What Adrienne did do was strike out as a distributor, becoming the first British woman in that field and most famously brought Emmanuelle to the United Kingdom in the nineteen-seventies, but she still wasn’t the most celebrated member of the cast of Rock You Sinners. Neither did that high profile go to any of the musical acts, and after experiencing what these Brits thought was rock ‘n’ roll they may well have been glad to put it behind them. Nope, the best known face in this belonged to Jackie Collins, who played the girlfriend of Pete, imaginatively called Jackie, although perhaps calling her face well-known was a little misleading for this was made before she had the cosmetic surgery on her nose.
Therefore you may be forgiven for not recognising the future author of The Bitch here, because a smaller hooter really did make a difference to her looks. As it was, at least she came across as the most accomplished of the cast as far as thespianism went, but that wasn’t saying much given how terribly polite Johnny and company were, about as far from the rebellious spirit of the cultural phenomenon as you could get. You did hear Heartbreak Hotel, but even that was halfhearted at best when the singer was patently not Elvis Presley but a little blond bloke with a quiff and doing his utmost to sell a song that had become a benchmark, only not in this version. Director Dennis Kavanagh betrayed his lack of confidence by having the actors stand around laughing at him.

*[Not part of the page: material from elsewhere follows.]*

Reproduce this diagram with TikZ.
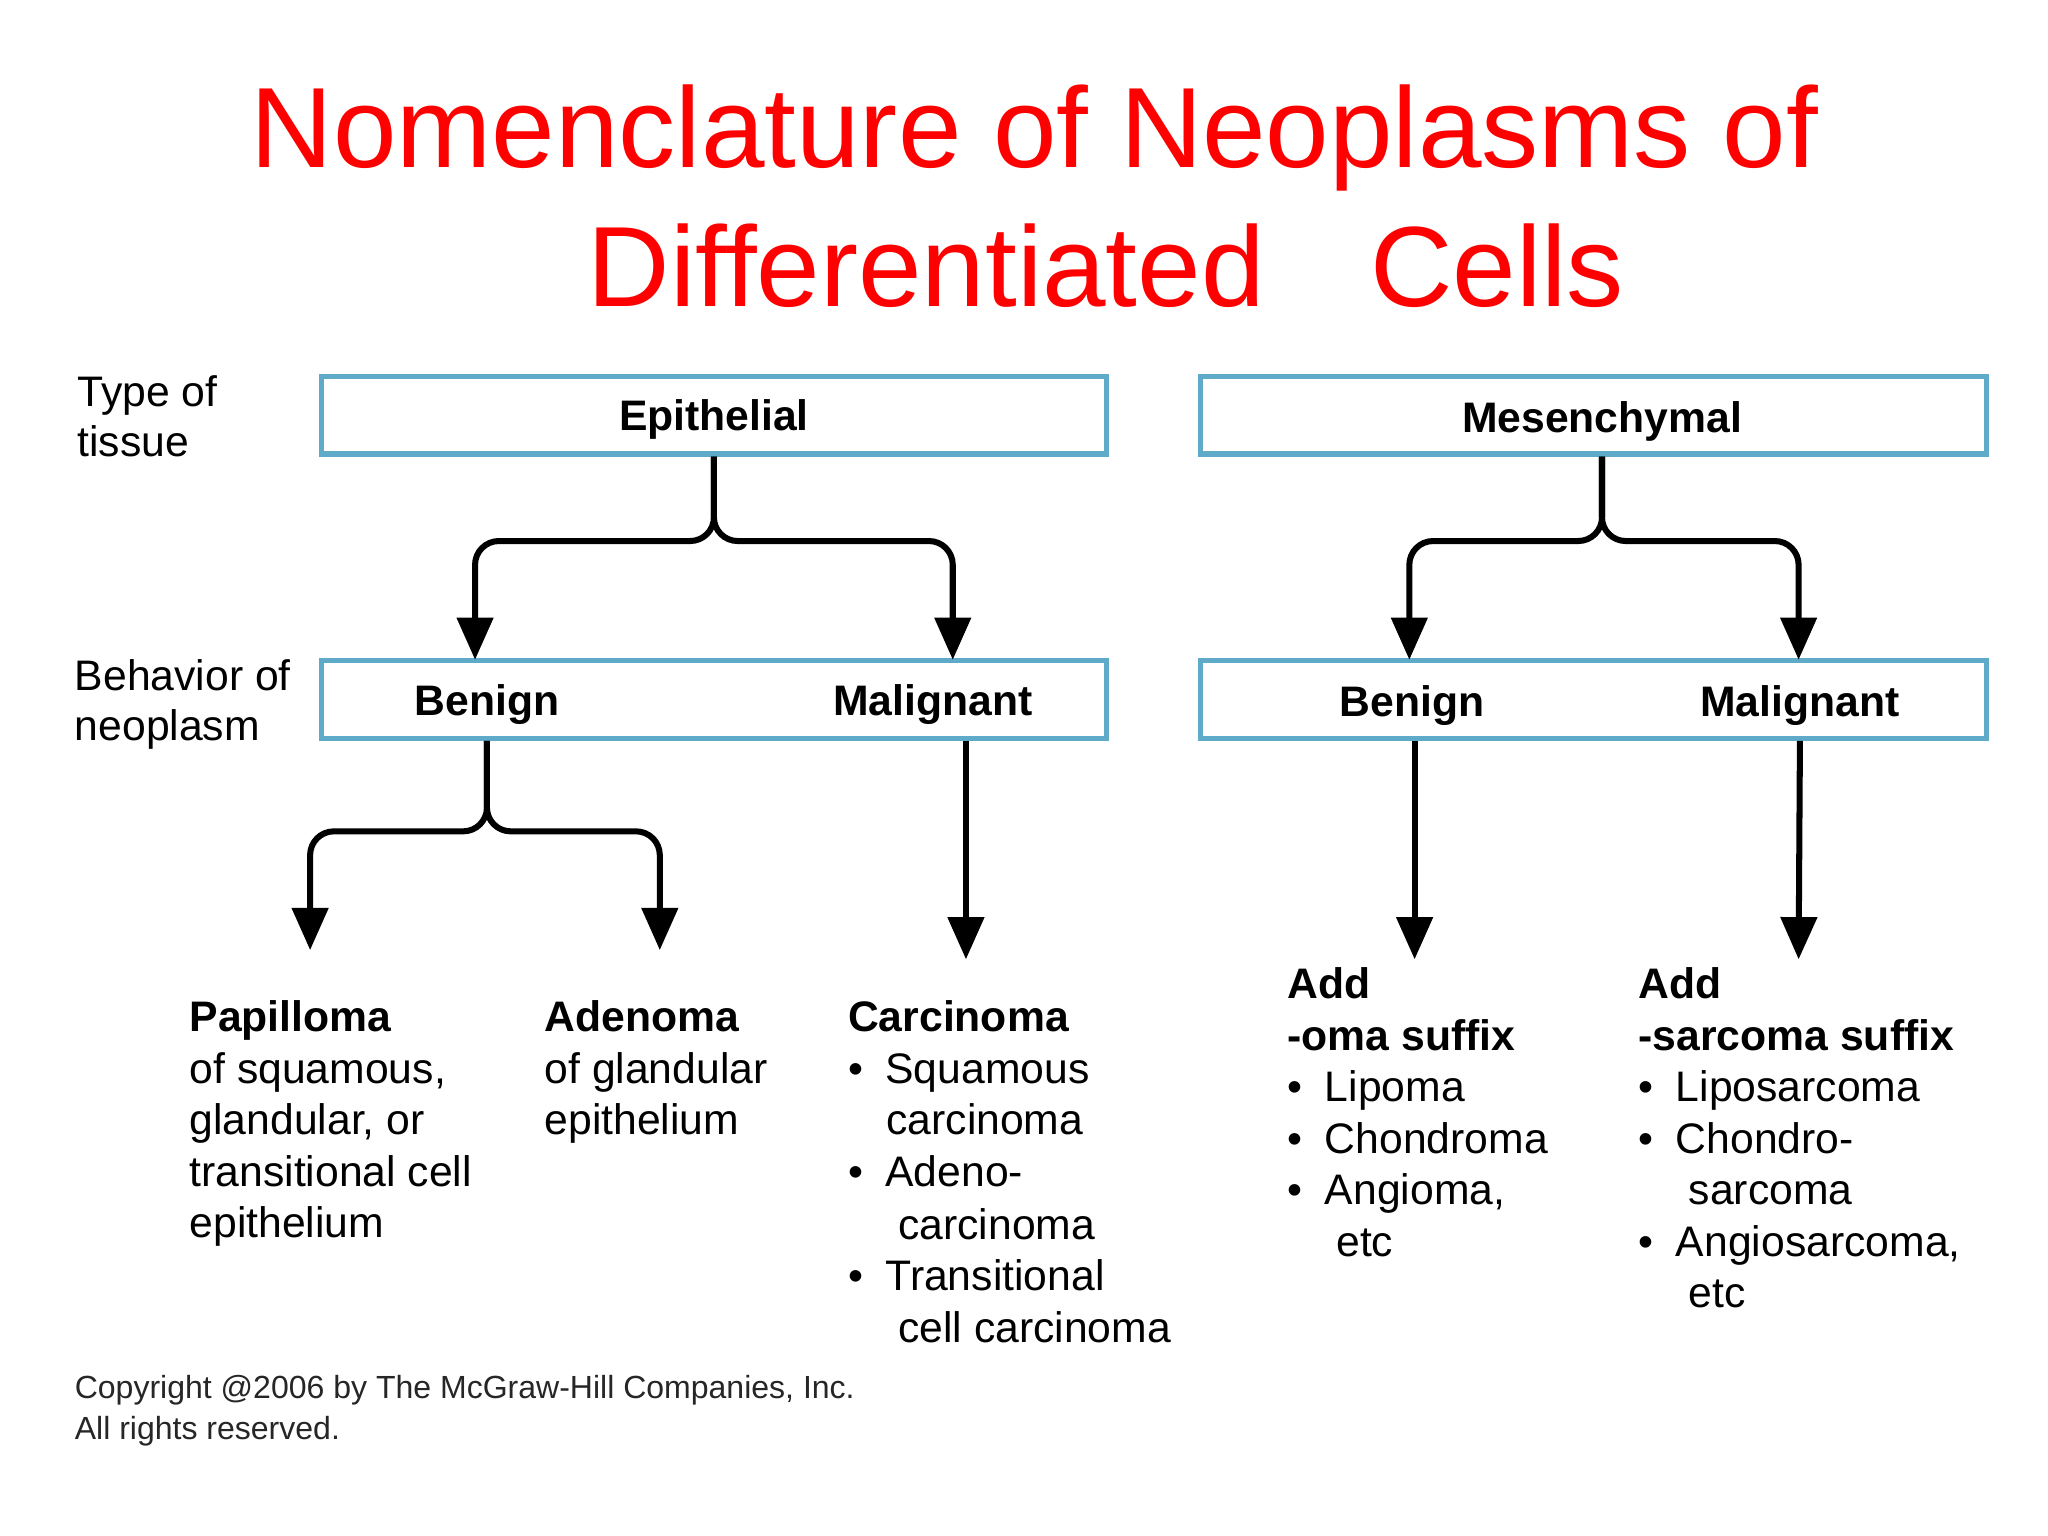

Even so, it was the best song here, as others proved to be of the calibre of a version of Oh I Do Like to Be Beside the Seaside crooned to a swinging beat, just so they could make the connection between sticks of rock, that tasty seaside treat, and, er, rock the music. Even that wasn’t quite as bad as Rock with Rory, Rory Blackwell that was, demonstrating enthusiasm if not skill, as were his co-stars, or Joan Small whose ditty doesn’t have any love for the form at all, and don’t get us started on the calypsos from George Browne which weren’t even rock in the first place, but were popular at the time, so in they went. The biscuit was well and truly taken when Pete had a solo number in Jackie’s music store, possibly the worst ever in a subgenre of musicals that were often cheap and cheerful, or cheap anyway, sounding like its creator was approximating rock from a description he read in a tabloid newspaper. Make no mistake, this was dreadful, but so dedicated to its bastardisation in pursuit of an easy profit that you grudgingly admired its gall.